*Problem:* Skip the pictures. Set down, word for word, the lines from the start of the material up to and including the line with "(sum) at (70,166)".

•••••

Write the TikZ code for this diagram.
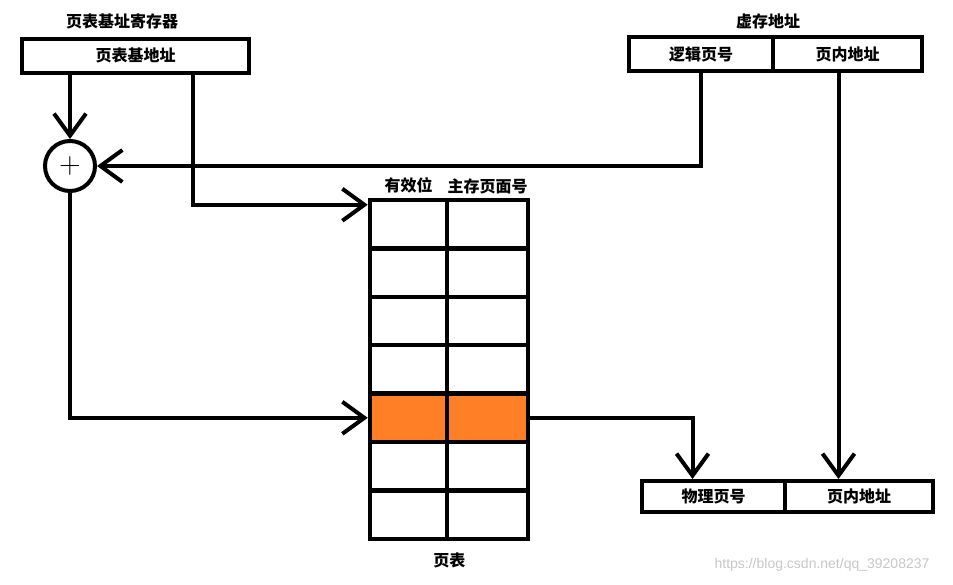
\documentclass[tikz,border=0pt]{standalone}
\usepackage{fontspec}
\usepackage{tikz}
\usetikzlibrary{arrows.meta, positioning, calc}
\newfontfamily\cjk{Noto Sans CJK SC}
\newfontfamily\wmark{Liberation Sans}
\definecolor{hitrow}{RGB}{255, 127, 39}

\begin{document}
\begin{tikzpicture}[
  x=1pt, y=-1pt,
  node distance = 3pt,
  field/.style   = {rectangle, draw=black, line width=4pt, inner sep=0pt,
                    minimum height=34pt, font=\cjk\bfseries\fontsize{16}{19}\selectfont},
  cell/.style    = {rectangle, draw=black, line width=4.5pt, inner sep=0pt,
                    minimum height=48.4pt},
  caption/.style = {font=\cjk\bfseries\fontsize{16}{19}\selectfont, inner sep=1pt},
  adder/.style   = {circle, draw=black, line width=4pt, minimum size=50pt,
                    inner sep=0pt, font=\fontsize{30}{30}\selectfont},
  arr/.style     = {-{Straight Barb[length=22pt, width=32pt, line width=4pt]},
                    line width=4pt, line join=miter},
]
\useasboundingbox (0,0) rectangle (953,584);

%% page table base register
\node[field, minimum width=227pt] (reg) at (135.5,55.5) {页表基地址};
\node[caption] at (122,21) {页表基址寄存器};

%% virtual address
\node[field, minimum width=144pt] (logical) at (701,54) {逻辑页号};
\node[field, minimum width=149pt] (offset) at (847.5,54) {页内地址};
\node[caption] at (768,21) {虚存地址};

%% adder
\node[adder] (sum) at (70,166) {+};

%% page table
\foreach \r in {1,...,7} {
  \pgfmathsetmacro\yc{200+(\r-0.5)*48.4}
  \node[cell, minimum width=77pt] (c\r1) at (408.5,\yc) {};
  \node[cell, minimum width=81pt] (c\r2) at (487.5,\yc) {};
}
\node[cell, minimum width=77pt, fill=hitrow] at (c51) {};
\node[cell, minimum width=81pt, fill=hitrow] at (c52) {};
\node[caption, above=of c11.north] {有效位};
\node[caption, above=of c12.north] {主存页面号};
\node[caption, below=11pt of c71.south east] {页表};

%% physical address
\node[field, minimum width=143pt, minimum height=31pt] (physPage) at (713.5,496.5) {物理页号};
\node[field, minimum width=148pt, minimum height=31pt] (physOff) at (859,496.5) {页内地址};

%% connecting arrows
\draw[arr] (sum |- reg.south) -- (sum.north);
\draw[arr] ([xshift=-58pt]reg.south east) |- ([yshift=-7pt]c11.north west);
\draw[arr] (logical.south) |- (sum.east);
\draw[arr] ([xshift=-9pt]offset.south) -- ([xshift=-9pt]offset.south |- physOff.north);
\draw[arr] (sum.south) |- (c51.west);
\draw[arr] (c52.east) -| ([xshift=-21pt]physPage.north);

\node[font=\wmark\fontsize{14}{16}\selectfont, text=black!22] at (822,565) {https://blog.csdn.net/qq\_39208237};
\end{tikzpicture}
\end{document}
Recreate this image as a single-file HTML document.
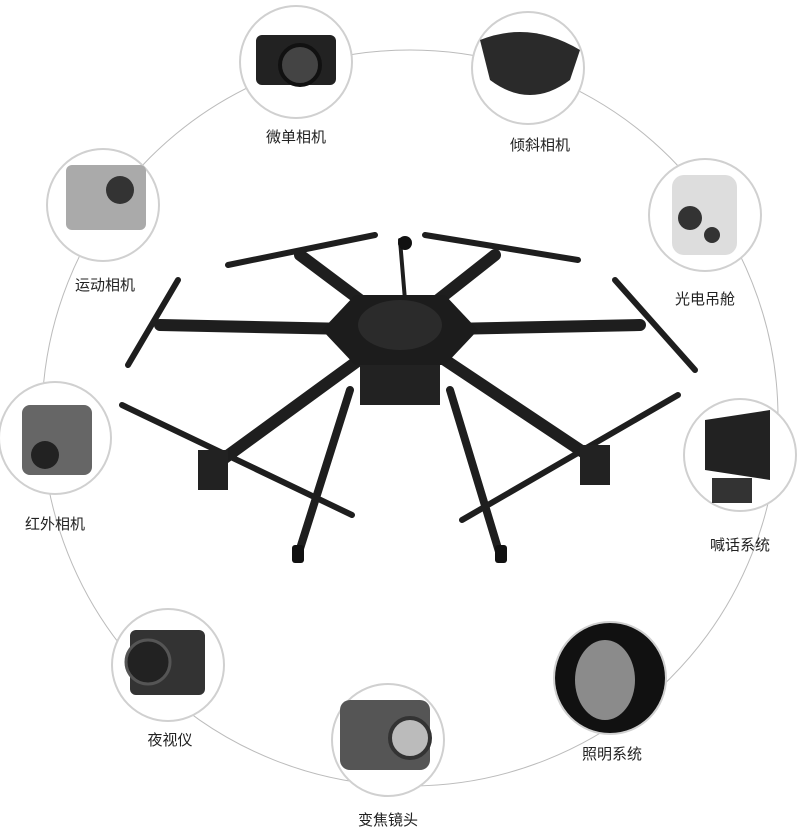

•••••

*The output:*
Write the TikZ code for this diagram.
\documentclass[tikz,border=0pt]{standalone}
\usepackage{fontspec}
\usepackage{tikz}
\usetikzlibrary{arrows.meta, positioning, calc}
\newfontfamily\cjk{Noto Sans CJK SC}
\newfontfamily\wmark{Liberation Sans}
\definecolor{hitrow}{RGB}{255, 127, 39}

\begin{document}
\begin{tikzpicture}[
  x=1pt, y=-1pt,
  node distance = 3pt,
  field/.style   = {rectangle, draw=black, line width=4pt, inner sep=0pt,
                    minimum height=34pt, font=\cjk\bfseries\fontsize{16}{19}\selectfont},
  cell/.style    = {rectangle, draw=black, line width=4.5pt, inner sep=0pt,
                    minimum height=48.4pt},
  caption/.style = {font=\cjk\bfseries\fontsize{16}{19}\selectfont, inner sep=1pt},
  adder/.style   = {circle, draw=black, line width=4pt, minimum size=50pt,
                    inner sep=0pt, font=\fontsize{30}{30}\selectfont},
  arr/.style     = {-{Straight Barb[length=22pt, width=32pt, line width=4pt]},
                    line width=4pt, line join=miter},
]
\useasboundingbox (0,0) rectangle (953,584);

%% page table base register
\node[field, minimum width=227pt] (reg) at (135.5,55.5) {页表基地址};
\node[caption] at (122,21) {页表基址寄存器};

%% virtual address
\node[field, minimum width=144pt] (logical) at (701,54) {逻辑页号};
\node[field, minimum width=149pt] (offset) at (847.5,54) {页内地址};
\node[caption] at (768,21) {虚存地址};

%% adder
\node[adder] (sum) at (70,166) {+};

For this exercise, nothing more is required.